## Exercise task
For this exercise, repeat all of the material verbatim apart from its images.

## Given material
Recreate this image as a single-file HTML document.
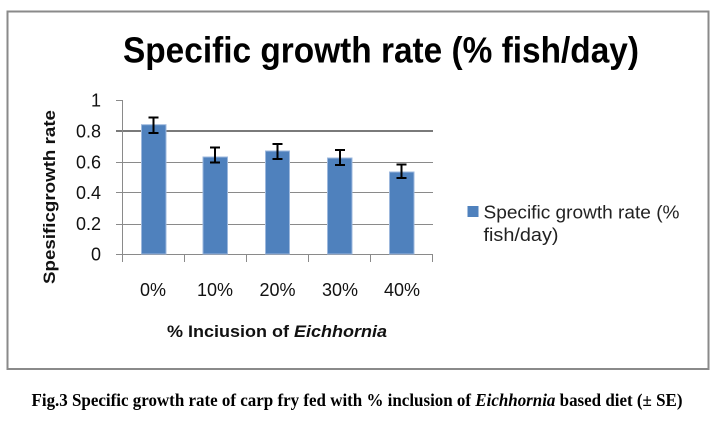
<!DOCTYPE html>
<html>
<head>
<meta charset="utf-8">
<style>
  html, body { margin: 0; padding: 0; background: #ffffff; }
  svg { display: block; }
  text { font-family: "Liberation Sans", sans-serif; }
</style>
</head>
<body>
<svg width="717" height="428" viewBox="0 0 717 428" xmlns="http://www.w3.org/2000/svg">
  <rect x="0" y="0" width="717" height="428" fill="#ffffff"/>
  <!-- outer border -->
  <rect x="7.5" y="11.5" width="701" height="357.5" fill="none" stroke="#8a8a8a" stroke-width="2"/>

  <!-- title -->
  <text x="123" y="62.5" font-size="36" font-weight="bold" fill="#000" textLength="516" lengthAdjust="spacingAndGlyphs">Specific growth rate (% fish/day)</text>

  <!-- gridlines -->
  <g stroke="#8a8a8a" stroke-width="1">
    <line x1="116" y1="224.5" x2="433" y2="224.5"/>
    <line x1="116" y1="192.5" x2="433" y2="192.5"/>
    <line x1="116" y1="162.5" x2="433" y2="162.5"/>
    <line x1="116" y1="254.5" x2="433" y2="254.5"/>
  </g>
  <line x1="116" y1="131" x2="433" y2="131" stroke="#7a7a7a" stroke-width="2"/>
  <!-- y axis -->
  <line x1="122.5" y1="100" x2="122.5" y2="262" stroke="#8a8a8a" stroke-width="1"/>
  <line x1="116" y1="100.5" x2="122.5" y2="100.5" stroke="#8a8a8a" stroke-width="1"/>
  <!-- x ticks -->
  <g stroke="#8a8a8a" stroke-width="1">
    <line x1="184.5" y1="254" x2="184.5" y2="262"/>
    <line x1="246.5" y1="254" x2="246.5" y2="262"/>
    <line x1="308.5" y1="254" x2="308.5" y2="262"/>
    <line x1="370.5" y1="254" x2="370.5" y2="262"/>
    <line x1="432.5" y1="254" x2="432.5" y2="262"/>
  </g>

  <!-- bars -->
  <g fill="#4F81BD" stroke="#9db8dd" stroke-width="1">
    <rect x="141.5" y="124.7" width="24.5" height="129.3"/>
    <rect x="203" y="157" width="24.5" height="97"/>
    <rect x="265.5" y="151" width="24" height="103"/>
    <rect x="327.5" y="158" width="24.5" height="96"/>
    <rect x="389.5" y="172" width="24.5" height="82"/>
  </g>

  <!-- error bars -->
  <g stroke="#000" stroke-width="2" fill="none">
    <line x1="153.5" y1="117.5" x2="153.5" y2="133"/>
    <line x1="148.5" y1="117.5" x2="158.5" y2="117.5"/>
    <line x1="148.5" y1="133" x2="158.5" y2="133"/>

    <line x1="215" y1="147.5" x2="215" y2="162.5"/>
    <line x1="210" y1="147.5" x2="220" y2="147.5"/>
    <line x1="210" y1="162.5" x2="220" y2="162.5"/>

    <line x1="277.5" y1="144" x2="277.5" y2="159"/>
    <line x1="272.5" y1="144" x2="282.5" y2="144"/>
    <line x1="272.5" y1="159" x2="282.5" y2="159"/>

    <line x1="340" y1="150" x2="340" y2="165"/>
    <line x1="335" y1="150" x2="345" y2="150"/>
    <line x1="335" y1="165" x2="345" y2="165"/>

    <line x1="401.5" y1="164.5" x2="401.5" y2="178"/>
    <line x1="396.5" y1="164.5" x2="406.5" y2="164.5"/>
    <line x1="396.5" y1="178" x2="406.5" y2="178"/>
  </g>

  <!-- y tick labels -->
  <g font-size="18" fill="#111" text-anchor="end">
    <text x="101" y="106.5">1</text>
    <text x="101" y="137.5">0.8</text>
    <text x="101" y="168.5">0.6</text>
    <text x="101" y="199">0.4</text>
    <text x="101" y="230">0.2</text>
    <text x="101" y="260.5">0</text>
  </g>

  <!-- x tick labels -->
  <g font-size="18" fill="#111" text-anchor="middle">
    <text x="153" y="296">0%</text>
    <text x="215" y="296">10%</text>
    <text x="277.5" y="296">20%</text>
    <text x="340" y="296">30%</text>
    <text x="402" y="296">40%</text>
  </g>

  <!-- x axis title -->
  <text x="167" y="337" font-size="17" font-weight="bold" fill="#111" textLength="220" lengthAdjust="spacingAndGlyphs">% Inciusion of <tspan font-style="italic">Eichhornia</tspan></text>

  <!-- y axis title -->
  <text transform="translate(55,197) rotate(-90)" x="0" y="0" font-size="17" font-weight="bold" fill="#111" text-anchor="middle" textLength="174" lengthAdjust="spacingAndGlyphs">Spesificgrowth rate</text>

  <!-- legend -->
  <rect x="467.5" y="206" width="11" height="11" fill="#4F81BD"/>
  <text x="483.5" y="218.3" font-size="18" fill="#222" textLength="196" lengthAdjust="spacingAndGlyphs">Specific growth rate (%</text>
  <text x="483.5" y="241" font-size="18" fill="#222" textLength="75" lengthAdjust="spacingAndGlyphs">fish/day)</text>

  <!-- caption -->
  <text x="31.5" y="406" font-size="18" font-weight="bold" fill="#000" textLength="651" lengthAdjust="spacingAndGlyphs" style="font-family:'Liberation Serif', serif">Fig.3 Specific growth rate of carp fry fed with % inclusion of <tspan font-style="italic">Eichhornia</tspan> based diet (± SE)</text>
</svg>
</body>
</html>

## Exercise solution
Recreate this image as a single-file HTML document.
<!DOCTYPE html>
<html>
<head>
<meta charset="utf-8">
<style>
  html, body { margin: 0; padding: 0; background: #ffffff; }
  svg { display: block; }
  text { font-family: "Liberation Sans", sans-serif; }
</style>
</head>
<body>
<svg width="717" height="428" viewBox="0 0 717 428" xmlns="http://www.w3.org/2000/svg">
  <rect x="0" y="0" width="717" height="428" fill="#ffffff"/>
  <!-- outer border -->
  <rect x="7.5" y="11.5" width="701" height="357.5" fill="none" stroke="#8a8a8a" stroke-width="2"/>

  <!-- title -->
  <text x="123" y="62.5" font-size="36" font-weight="bold" fill="#000" textLength="516" lengthAdjust="spacingAndGlyphs">Specific growth rate (% fish/day)</text>

  <!-- gridlines -->
  <g stroke="#8a8a8a" stroke-width="1">
    <line x1="116" y1="224.5" x2="433" y2="224.5"/>
    <line x1="116" y1="192.5" x2="433" y2="192.5"/>
    <line x1="116" y1="162.5" x2="433" y2="162.5"/>
    <line x1="116" y1="254.5" x2="433" y2="254.5"/>
  </g>
  <line x1="116" y1="131" x2="433" y2="131" stroke="#7a7a7a" stroke-width="2"/>
  <!-- y axis -->
  <line x1="122.5" y1="100" x2="122.5" y2="262" stroke="#8a8a8a" stroke-width="1"/>
  <line x1="116" y1="100.5" x2="122.5" y2="100.5" stroke="#8a8a8a" stroke-width="1"/>
  <!-- x ticks -->
  <g stroke="#8a8a8a" stroke-width="1">
    <line x1="184.5" y1="254" x2="184.5" y2="262"/>
    <line x1="246.5" y1="254" x2="246.5" y2="262"/>
    <line x1="308.5" y1="254" x2="308.5" y2="262"/>
    <line x1="370.5" y1="254" x2="370.5" y2="262"/>
    <line x1="432.5" y1="254" x2="432.5" y2="262"/>
  </g>

  <!-- bars -->
  <g fill="#4F81BD" stroke="#9db8dd" stroke-width="1">
    <rect x="141.5" y="124.7" width="24.5" height="129.3"/>
    <rect x="203" y="157" width="24.5" height="97"/>
    <rect x="265.5" y="151" width="24" height="103"/>
    <rect x="327.5" y="158" width="24.5" height="96"/>
    <rect x="389.5" y="172" width="24.5" height="82"/>
  </g>

  <!-- error bars -->
  <g stroke="#000" stroke-width="2" fill="none">
    <line x1="153.5" y1="117.5" x2="153.5" y2="133"/>
    <line x1="148.5" y1="117.5" x2="158.5" y2="117.5"/>
    <line x1="148.5" y1="133" x2="158.5" y2="133"/>

    <line x1="215" y1="147.5" x2="215" y2="162.5"/>
    <line x1="210" y1="147.5" x2="220" y2="147.5"/>
    <line x1="210" y1="162.5" x2="220" y2="162.5"/>

    <line x1="277.5" y1="144" x2="277.5" y2="159"/>
    <line x1="272.5" y1="144" x2="282.5" y2="144"/>
    <line x1="272.5" y1="159" x2="282.5" y2="159"/>

    <line x1="340" y1="150" x2="340" y2="165"/>
    <line x1="335" y1="150" x2="345" y2="150"/>
    <line x1="335" y1="165" x2="345" y2="165"/>

    <line x1="401.5" y1="164.5" x2="401.5" y2="178"/>
    <line x1="396.5" y1="164.5" x2="406.5" y2="164.5"/>
    <line x1="396.5" y1="178" x2="406.5" y2="178"/>
  </g>

  <!-- y tick labels -->
  <g font-size="18" fill="#111" text-anchor="end">
    <text x="101" y="106.5">1</text>
    <text x="101" y="137.5">0.8</text>
    <text x="101" y="168.5">0.6</text>
    <text x="101" y="199">0.4</text>
    <text x="101" y="230">0.2</text>
    <text x="101" y="260.5">0</text>
  </g>

  <!-- x tick labels -->
  <g font-size="18" fill="#111" text-anchor="middle">
    <text x="153" y="296">0%</text>
    <text x="215" y="296">10%</text>
    <text x="277.5" y="296">20%</text>
    <text x="340" y="296">30%</text>
    <text x="402" y="296">40%</text>
  </g>

  <!-- x axis title -->
  <text x="167" y="337" font-size="17" font-weight="bold" fill="#111" textLength="220" lengthAdjust="spacingAndGlyphs">% Inciusion of <tspan font-style="italic">Eichhornia</tspan></text>

  <!-- y axis title -->
  <text transform="translate(55,197) rotate(-90)" x="0" y="0" font-size="17" font-weight="bold" fill="#111" text-anchor="middle" textLength="174" lengthAdjust="spacingAndGlyphs">Spesificgrowth rate</text>

  <!-- legend -->
  <rect x="467.5" y="206" width="11" height="11" fill="#4F81BD"/>
  <text x="483.5" y="218.3" font-size="18" fill="#222" textLength="196" lengthAdjust="spacingAndGlyphs">Specific growth rate (%</text>
  <text x="483.5" y="241" font-size="18" fill="#222" textLength="75" lengthAdjust="spacingAndGlyphs">fish/day)</text>

  <!-- caption -->
  <text x="31.5" y="406" font-size="18" font-weight="bold" fill="#000" textLength="651" lengthAdjust="spacingAndGlyphs" style="font-family:'Liberation Serif', serif">Fig.3 Specific growth rate of carp fry fed with % inclusion of <tspan font-style="italic">Eichhornia</tspan> based diet (± SE)</text>
</svg>
</body>
</html>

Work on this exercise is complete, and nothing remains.